Point of view is closely connected to the suspense of the story because, while there is technically a third person objective narrator, the scene at the doorway is presented in the manner of an officer of the law who talks to a stranger, questions him, and then reports what occurs without any emotional or artistic interpretation. Later, in the scene in which Bob thinks that Jimmy meets him, the point of view remains third person narrator, but the style moves to the perspective of Bob. With this very limited point of view, suspense is effectively increased.

About twenty minutes he [Bob] waited, and then a tall man in a long overcoat, with collar turned up to his ears, hurried across from the opposite side of the street. He went directly to the waiting man. ("After Twenty Years")

Then, as Bob and the other walk together, the tall man walks under a street lamp, and Bob realizes that this man cannot be Jimmy. He is angered and fearful:

"You're not Jimmy Wells,...Twenty years is a long time, but not long enough to change a man's nose from a Roman to a pug." ("After Twenty Years")

So, to Bob's surprise, he is arrested.

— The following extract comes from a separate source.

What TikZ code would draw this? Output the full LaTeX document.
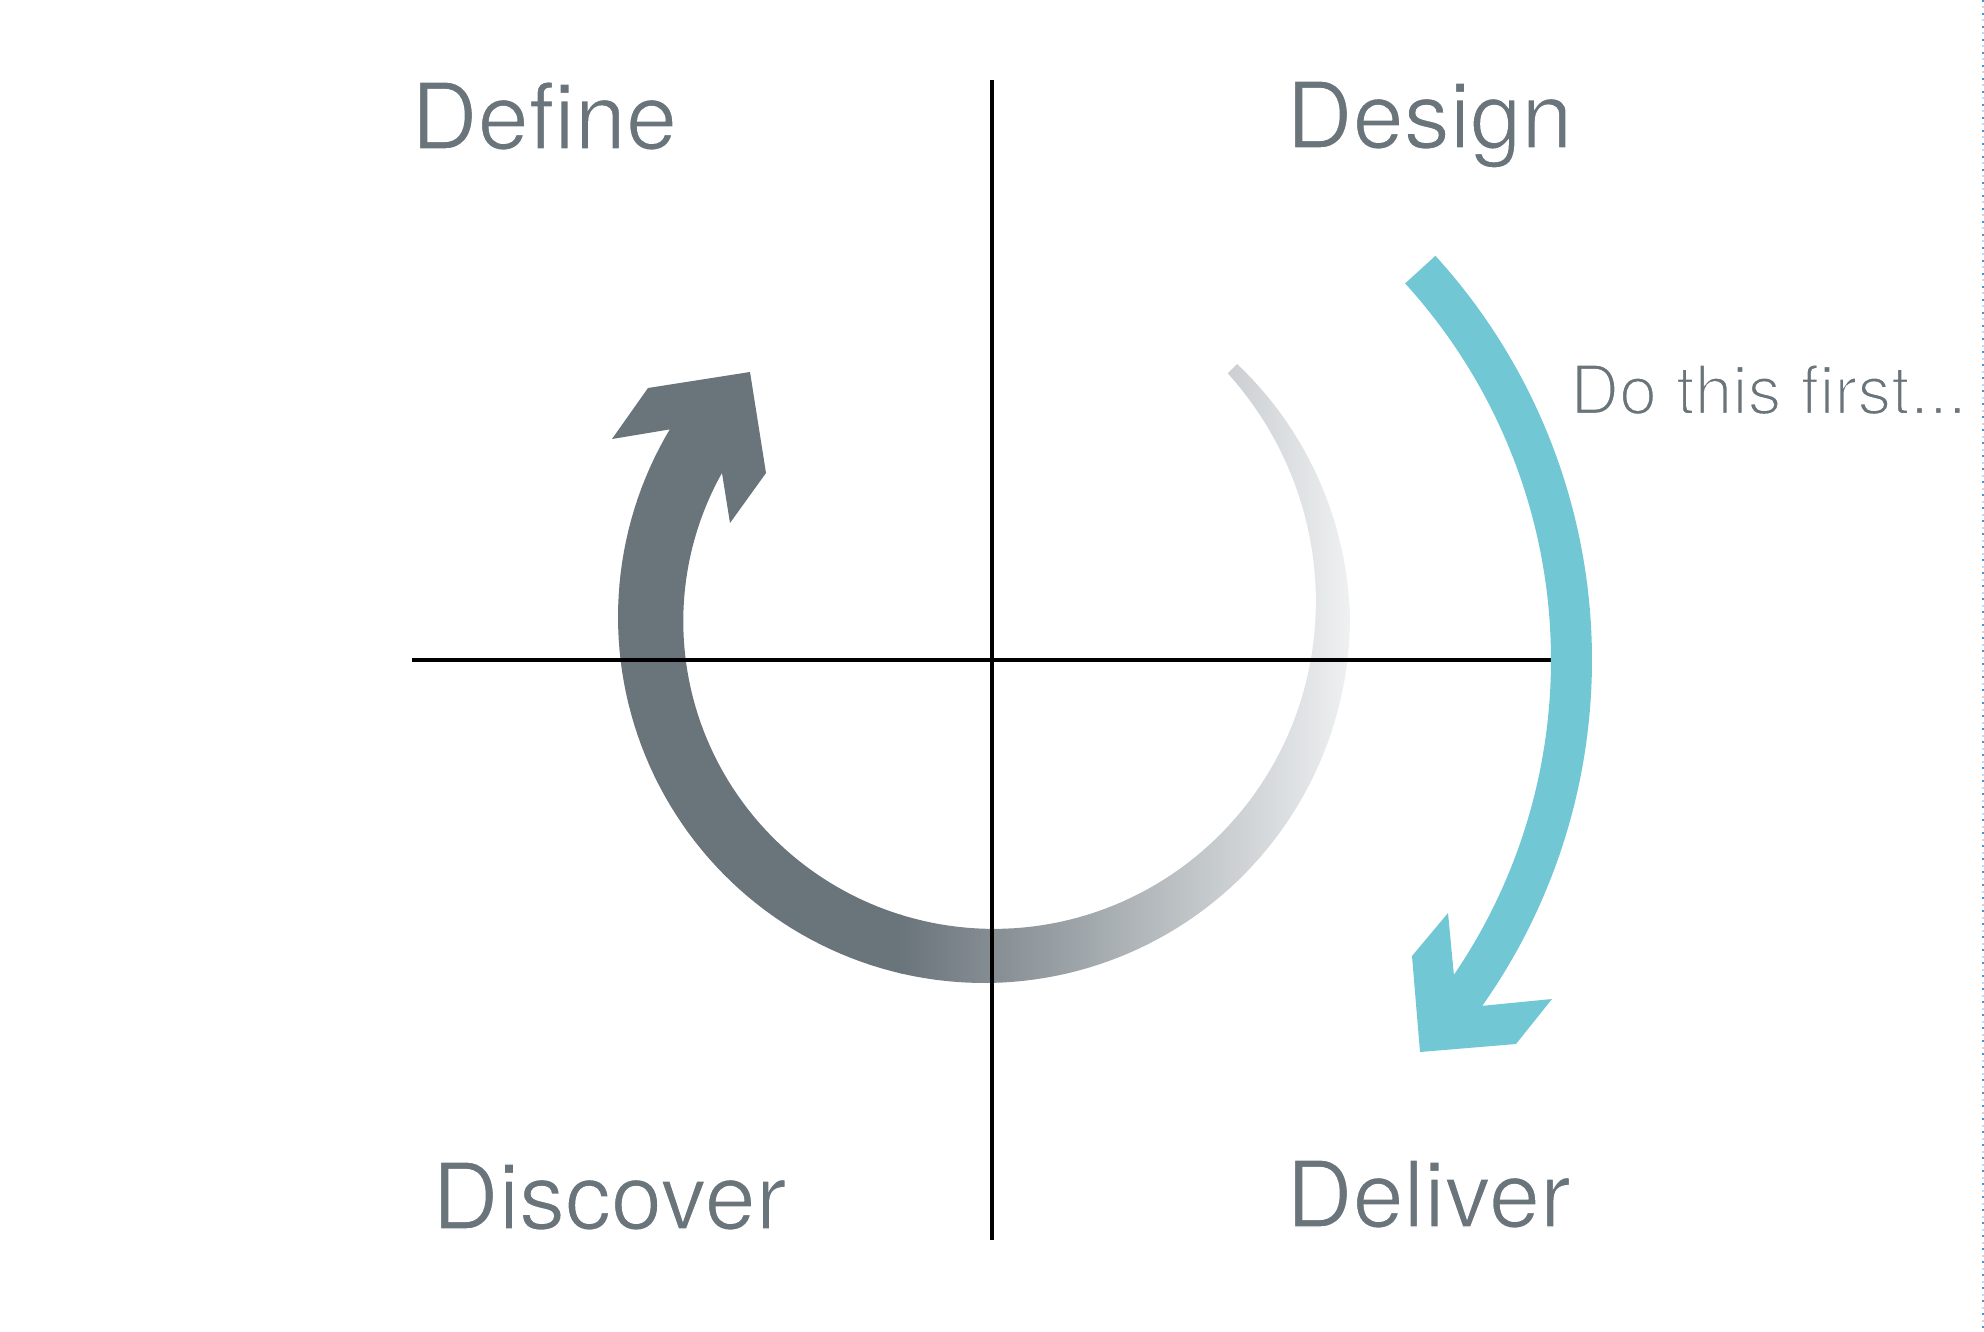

Then Bob is handed a note that he holds with a steady hand that starts to tremble as reads what his old friend Jimmy has written.

  • Irony

The ironic reversal that Bob has become a criminal wanted in Chicago while his former best friend is a New York City policeman is given a certain poignancy because Jimmy does not have the heart to arrest his friend who has come hundreds of miles to reunite with him. 

  • Suspense

Suspense in O. Henry's story is generated as the reader wonders if Jimmy will arrive and meet his friend Bob after twenty years. Then, when a man who is taller with a different nose from that of Jimmy appears, there is more suspense created.

Of course, the surprise ending that reveals the tenderness of a police officer who performs his duty is a result of the suspense created throughout the narrative. For, the identity of Jimmy Wells is not revealed until the very end of his letter.